-- Data records --
** start **
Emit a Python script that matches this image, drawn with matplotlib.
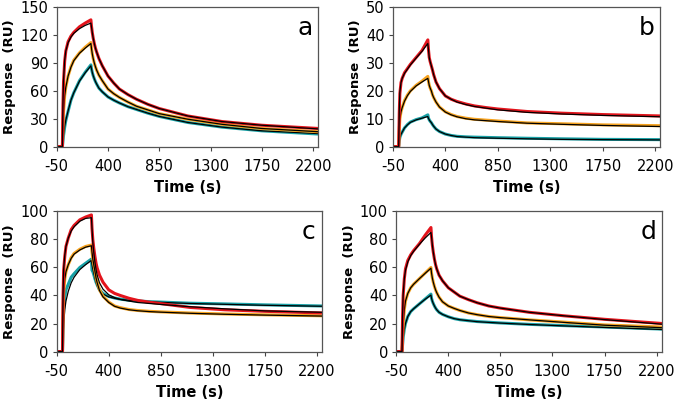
** end **
** start **
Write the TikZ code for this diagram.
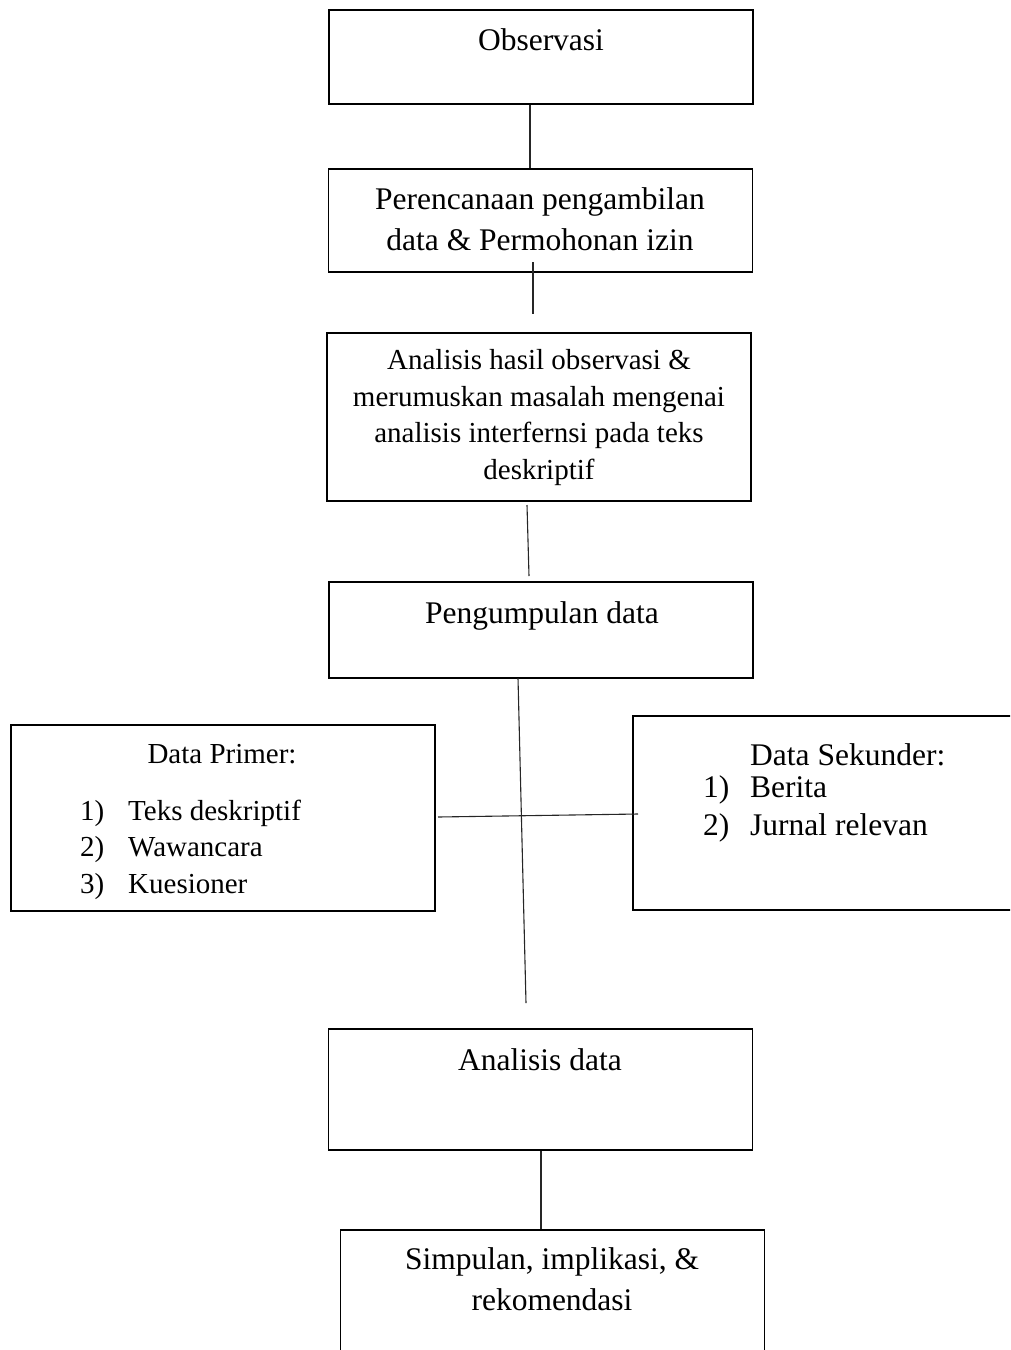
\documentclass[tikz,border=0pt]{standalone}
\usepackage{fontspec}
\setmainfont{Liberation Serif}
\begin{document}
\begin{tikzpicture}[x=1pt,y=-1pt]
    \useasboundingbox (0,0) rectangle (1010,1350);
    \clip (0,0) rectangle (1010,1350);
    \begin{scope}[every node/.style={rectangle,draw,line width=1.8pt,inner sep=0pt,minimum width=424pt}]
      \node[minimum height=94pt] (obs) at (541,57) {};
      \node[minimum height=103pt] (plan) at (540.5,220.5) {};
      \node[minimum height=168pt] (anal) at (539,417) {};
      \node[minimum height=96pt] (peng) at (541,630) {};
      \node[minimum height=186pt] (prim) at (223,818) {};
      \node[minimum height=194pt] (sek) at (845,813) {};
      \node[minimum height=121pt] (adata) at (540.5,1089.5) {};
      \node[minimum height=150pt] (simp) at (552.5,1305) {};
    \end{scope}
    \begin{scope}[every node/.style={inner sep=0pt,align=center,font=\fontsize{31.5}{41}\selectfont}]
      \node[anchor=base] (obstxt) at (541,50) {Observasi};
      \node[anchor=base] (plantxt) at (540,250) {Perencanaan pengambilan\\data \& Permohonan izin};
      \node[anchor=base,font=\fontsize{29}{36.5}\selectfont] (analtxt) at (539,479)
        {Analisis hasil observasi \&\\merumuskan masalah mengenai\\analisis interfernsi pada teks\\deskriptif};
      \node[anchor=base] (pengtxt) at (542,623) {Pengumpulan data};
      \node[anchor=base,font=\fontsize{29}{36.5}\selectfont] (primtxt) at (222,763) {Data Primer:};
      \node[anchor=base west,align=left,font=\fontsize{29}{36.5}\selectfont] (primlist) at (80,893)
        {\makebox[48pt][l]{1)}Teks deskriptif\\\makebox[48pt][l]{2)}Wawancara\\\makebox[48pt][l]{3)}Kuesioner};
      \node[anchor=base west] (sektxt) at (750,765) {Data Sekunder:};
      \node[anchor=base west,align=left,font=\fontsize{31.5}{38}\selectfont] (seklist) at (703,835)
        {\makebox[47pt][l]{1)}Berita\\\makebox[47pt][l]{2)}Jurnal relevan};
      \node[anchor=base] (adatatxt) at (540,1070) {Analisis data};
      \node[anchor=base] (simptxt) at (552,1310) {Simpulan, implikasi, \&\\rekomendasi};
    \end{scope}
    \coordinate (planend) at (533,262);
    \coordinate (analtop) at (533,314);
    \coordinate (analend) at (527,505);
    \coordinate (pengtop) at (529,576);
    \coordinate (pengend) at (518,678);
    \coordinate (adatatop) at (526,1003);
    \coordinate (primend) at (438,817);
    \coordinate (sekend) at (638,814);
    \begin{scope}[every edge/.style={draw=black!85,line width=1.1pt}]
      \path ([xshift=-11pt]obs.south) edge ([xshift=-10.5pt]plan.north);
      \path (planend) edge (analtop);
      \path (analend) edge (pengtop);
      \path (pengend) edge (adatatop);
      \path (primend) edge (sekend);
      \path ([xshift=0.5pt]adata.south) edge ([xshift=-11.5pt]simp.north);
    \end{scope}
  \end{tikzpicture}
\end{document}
** end **
** start **
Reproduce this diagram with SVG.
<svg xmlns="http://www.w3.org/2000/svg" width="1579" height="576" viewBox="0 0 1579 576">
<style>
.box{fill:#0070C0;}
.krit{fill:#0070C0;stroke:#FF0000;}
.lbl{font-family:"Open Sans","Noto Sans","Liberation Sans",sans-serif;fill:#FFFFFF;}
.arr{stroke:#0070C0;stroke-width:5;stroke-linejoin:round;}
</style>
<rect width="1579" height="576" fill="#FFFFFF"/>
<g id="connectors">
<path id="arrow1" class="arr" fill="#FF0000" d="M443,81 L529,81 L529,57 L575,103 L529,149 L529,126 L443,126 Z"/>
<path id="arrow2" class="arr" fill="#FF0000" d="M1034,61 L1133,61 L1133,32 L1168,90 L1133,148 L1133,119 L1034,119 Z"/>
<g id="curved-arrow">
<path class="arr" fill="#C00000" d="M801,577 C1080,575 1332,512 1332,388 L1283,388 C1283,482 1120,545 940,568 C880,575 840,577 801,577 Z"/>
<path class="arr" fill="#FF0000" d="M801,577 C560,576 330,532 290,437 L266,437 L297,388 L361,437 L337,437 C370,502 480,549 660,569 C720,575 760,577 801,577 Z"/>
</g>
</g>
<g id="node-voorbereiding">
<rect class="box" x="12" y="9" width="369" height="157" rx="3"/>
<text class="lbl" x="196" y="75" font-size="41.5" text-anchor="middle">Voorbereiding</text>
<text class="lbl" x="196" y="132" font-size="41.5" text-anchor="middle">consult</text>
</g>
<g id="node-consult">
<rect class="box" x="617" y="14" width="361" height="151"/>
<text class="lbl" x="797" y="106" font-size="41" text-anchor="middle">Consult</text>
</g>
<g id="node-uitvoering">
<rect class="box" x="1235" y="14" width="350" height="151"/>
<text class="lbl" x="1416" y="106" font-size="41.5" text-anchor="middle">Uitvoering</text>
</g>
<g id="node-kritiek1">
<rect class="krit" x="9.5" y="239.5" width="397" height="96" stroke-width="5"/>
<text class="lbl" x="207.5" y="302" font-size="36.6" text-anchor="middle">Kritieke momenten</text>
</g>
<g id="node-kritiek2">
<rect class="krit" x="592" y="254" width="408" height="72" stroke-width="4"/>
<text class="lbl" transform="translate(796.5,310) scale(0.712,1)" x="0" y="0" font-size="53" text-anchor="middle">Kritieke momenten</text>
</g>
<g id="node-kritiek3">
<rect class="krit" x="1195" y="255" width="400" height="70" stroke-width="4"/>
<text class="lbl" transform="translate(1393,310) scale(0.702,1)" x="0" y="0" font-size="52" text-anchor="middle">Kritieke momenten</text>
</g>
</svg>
** end **
Check each line of the entries above, and show every one holding the word "with".

Emit a Python script that matches this image, drawn with matplotlib.
Reproduce this diagram with SVG.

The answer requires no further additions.